What to make of this unexpectedly startling novel? Though you may be lured into a false sense of familiarity by mentions in the blurb of Trollopes J and A, and the comfortable middle-class settings (Sussex, Notting Hill), it turns out to be a diatribe against male selfishness, a meditation on approaching death, and an apologia for adultery. And that’s among other things.

Set in the week beginning 6 May 2015 — the day before David Cameron’s unexpected general election triumph — it concerns three marriages well into maturity, each requiring a reappraisal of its sexual politics. Some of this, reading as a middle-aged male nearing 60, as is one of the characters, is close to the bone, if I may so put it.

The defeat of Clegg and Miliband is used to demonstrate one of the characters’ theories that men die twice, first at the end of ascending careers. There is an implicit suggestion that this is analogous to the menopause. Both men and women will find that ‘the long days and nights of unnecessary existence will begin’. Loss of potency, of fecundity, whether in career or body, is a little death.

Nicholson walks a fine line between comedy and drama, and the book is never unenjoyable, although for a male reader the endless man-bashing becomes a little tiresome. The characters tend somewhat to the stereotypical: the men are closed, emotionally immature, self-obsessed and so on, while the women are questioning, open and selfless. But then I suppose a point is being made. There is quite a lot of pontificating in internal monologue.

As the misandry becomes increasingly comical (not entirely purposefully so), it feels as though the demands of melodrama begin to overthrow the moderate inquiring tone in which most of the book is written. Ayckbourn and Iris Murdoch are names that oddly occur in tandem to the reader. The book ends with a grand, Agatha Christie-like coming together of characters and explanations.

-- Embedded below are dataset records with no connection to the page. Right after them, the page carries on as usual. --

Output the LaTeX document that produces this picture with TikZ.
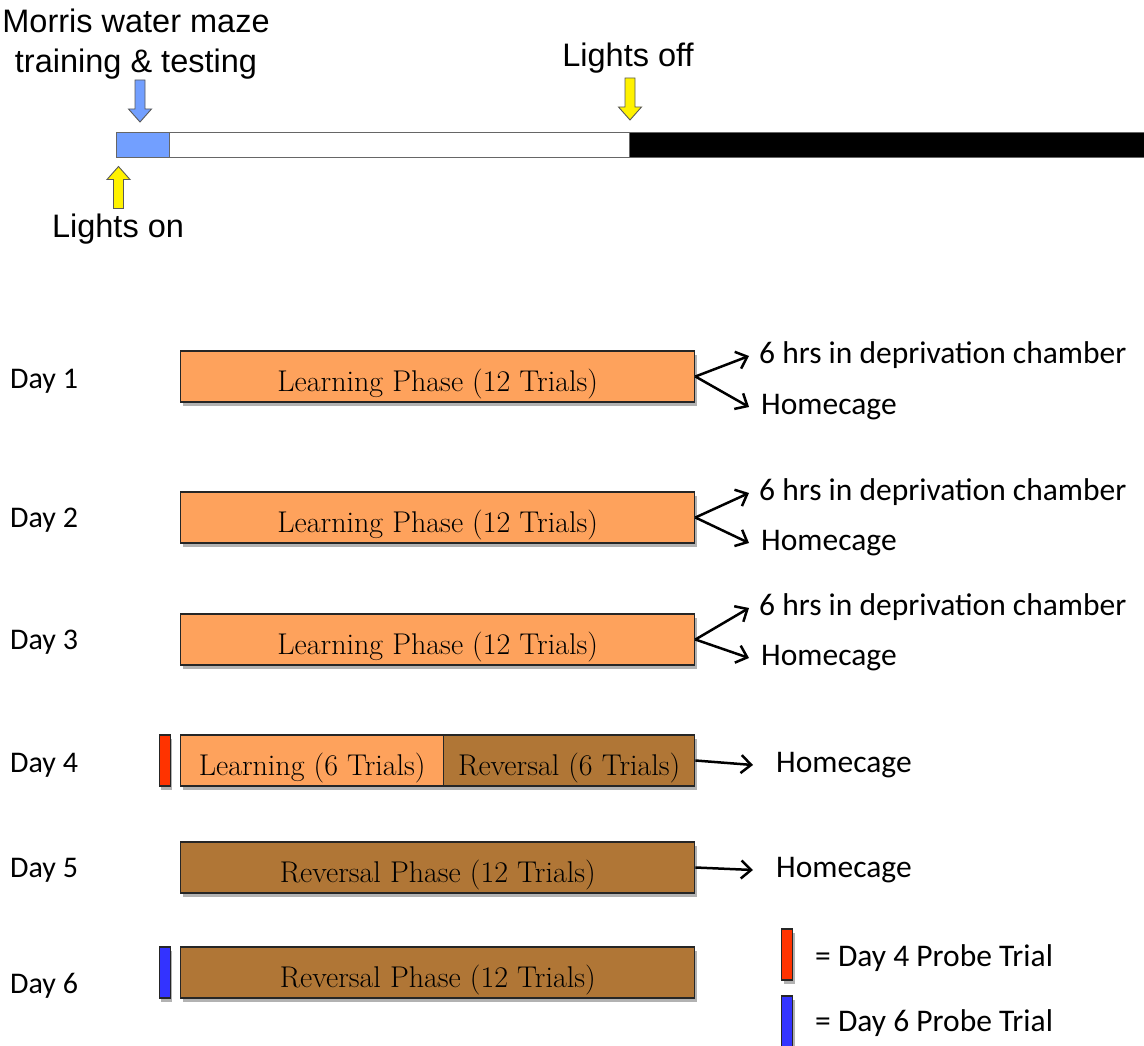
\documentclass[tikz,border=0pt]{standalone}
\usepackage{fontspec}
\newfontfamily\arialf{Liberation Sans}
\newfontfamily\calf{Carlito}
\usetikzlibrary{arrows.meta,shadows}
\definecolor{lorange}{HTML}{FEA25C}
\definecolor{brownc}{HTML}{B07636}
\definecolor{tlblue}{HTML}{729FFF}
\definecolor{probered}{HTML}{FF3300}
\definecolor{probeblue}{HTML}{3333FF}
\begin{document}
\begin{tikzpicture}[x=1pt,y=-1pt,
  phase/.style={draw=black!85, line width=1.4pt, minimum height=51pt, inner sep=0pt,
    text height=29pt, text depth=0pt,
    anchor=west, font=\fontsize{30}{32}\selectfont,
    drop shadow={shadow xshift=2pt, shadow yshift=-4pt, opacity=0.3, fill=black}},
  probe/.style={draw=black!85, line width=1.1pt, minimum height=51pt, minimum width=11pt,
    inner sep=0pt, anchor=west,
    drop shadow={shadow xshift=2pt, shadow yshift=-4pt, opacity=0.3, fill=black}},
  daylbl/.style={anchor=west, inner sep=0pt, font=\calf\fontsize{30}{32}\selectfont},
  outlbl/.style={anchor=west, inner sep=0pt, font=\calf\fontsize{31.5}{33}\selectfont},
  arlbl/.style={inner sep=0pt, align=center, font=\arialf\fontsize{32.5}{40}\selectfont},
  conn/.style={line width=2.5pt, -{Straight Barb[length=10pt,width=18pt,line width=2.5pt]}},
  tlseg/.style={draw=black!60, line width=0.9pt},
  pics/blockdown/.style={code={\draw[draw=black!65, line width=0.9pt, fill=#1]
    (-5,-21) -- (5,-21) -- (5,8) -- (11.5,8) -- (0,21) -- (-11.5,8) -- (-5,8) -- cycle;}},
  pics/blockup/.style={code={\draw[draw=black!65, line width=0.9pt, fill=#1]
    (-5,21) -- (5,21) -- (5,-8) -- (11.5,-8) -- (0,-21) -- (-11.5,-8) -- (-5,-8) -- cycle;}}
]
\useasboundingbox (0,0) rectangle (1144,1046);
\clip (0,0) rectangle (1144,1046);

% ---------- timeline ----------
\draw[tlseg, fill=tlblue] (116,132) rectangle (169,157);
\draw[tlseg, fill=white] (169,132) rectangle (629,157);
\draw[tlseg, fill=black] (629,132) rectangle (1150,157);

\node[arlbl] (mwm) at (136,44) {Morris water maze\\training \& testing};
\node[arlbl] (loff) at (628,58) {Lights off};
\node[arlbl] (lon) at (118,229) {Lights on};

\pic at (140,101) {blockdown=tlblue};
\pic at (630,99) {blockdown=yellow};
\pic at (118.5,187.5) {blockup=yellow};

% ---------- day labels ----------
\node[daylbl] (day1) at (10,381) {Day 1};
\node[daylbl] (day2) at (10,520) {Day 2};
\node[daylbl] (day3) at (10,642) {Day 3};
\node[daylbl] (day4) at (10,765) {Day 4};
\node[daylbl] (day5) at (10,870) {Day 5};
\node[daylbl] (day6) at (10,986) {Day 6};

% ---------- phase boxes ----------
\node[phase, fill=lorange, minimum width=514pt] (b1) at (180,376.5) {Learning Phase (12 Trials)};
\node[phase, fill=lorange, minimum width=514pt] (b2) at (180,517.5) {Learning Phase (12 Trials)};
\node[phase, fill=lorange, minimum width=514pt] (b3) at (180,639.5) {Learning Phase (12 Trials)};
\node[phase, fill=lorange, minimum width=263pt] (b4a) at (180,760.5) {Learning (6 Trials)};
\node[phase, fill=brownc, minimum width=251pt] (b4b) at (443,760.5) {Reversal (6 Trials)};
\node[phase, fill=brownc, minimum width=514pt] (b5) at (180,867.5) {Reversal Phase (12 Trials)};
\node[phase, fill=brownc, minimum width=514pt] (b6) at (180,972.5) {Reversal Phase (12 Trials)};

\node[probe, fill=probered] (p4) at (158.5,760.5) {};
\node[probe, fill=probeblue] (p6) at (158.5,972.5) {};

% ---------- outcomes ----------
\node[outlbl] (d1a) at (759,355) {6 hrs in deprivation chamber};
\node[outlbl] (d1b) at (761,407) {Homecage};
\node[outlbl] (d2a) at (759,492) {6 hrs in deprivation chamber};
\node[outlbl] (d2b) at (761,543) {Homecage};
\node[outlbl] (d3a) at (759,607) {6 hrs in deprivation chamber};
\node[outlbl] (d3b) at (761,658) {Homecage};
\node[outlbl] (d4) at (776,765) {Homecage};
\node[outlbl] (d5) at (776,870) {Homecage};

\draw[conn] (b1.east) -- ([xshift=-10pt,yshift=-1pt]d1a.west);
\draw[conn] (b1.east) -- ([xshift=-12pt]d1b.west);
\draw[conn] (b2.east) -- ([xshift=-10pt,yshift=-1pt]d2a.west);
\draw[conn] (b2.east) -- ([xshift=-12pt]d2b.west);
\draw[conn] (b3.east) -- ([xshift=-10pt,yshift=-1pt]d3a.west);
\draw[conn] (b3.east) -- ([xshift=-12pt]d3b.west);
\draw[conn] (b4b.east) -- ([xshift=-23pt]d4.west);
\draw[conn] (b5.east) -- ([xshift=-23pt]d5.west);

% ---------- legend ----------
\node[probe, fill=probered] (lg4) at (781,954.5) {};
\node[probe, fill=probeblue, minimum height=56pt] (lg6) at (781,1024) {};
\node[outlbl] (lt4) at (815,958) {= Day 4 Probe Trial};
\node[outlbl] (lt6) at (815,1023) {= Day 6 Probe Trial};
\end{tikzpicture}
\end{document}
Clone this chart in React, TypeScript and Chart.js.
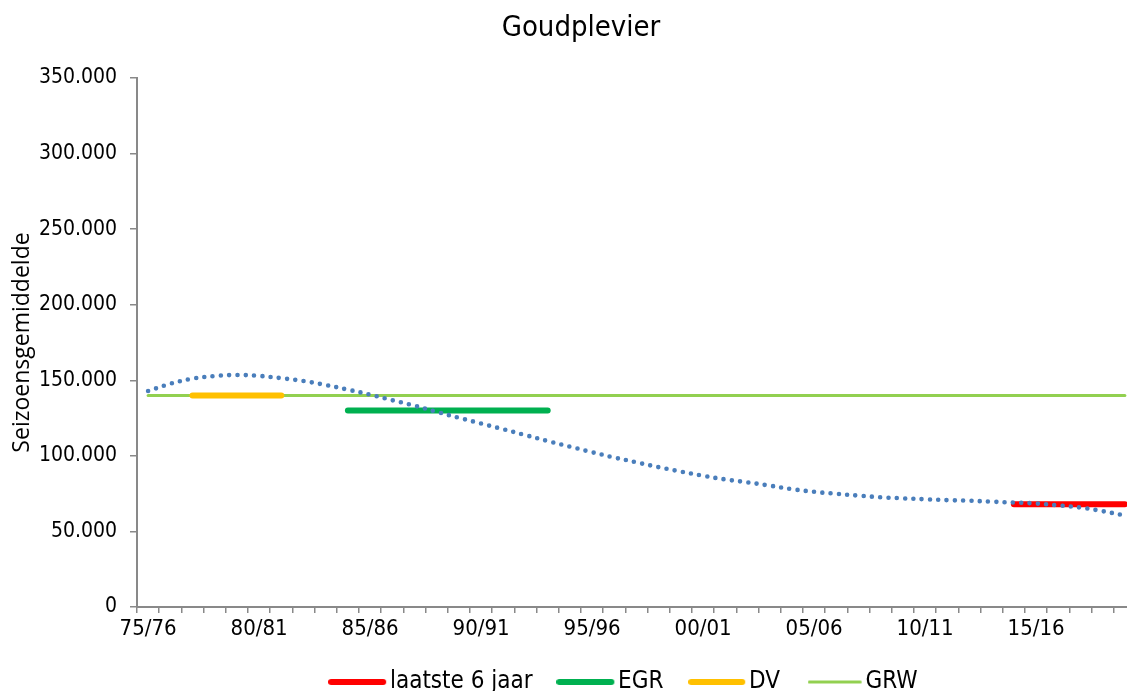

Whether this is a brave male feminist attack on the sexual mores of the chattering classes (ageing division) or a pandering to fashionable opinion, and odd as it may seem for a book which is a part of something called ‘The Sussex Trilogy’, than which there can be few titles less threatening, I found this novel more thought-provoking than those of Houellebecq or Amis Jr (but think of what comedy Amis Sr would have made of such a set up). The Way We Live Now indeed.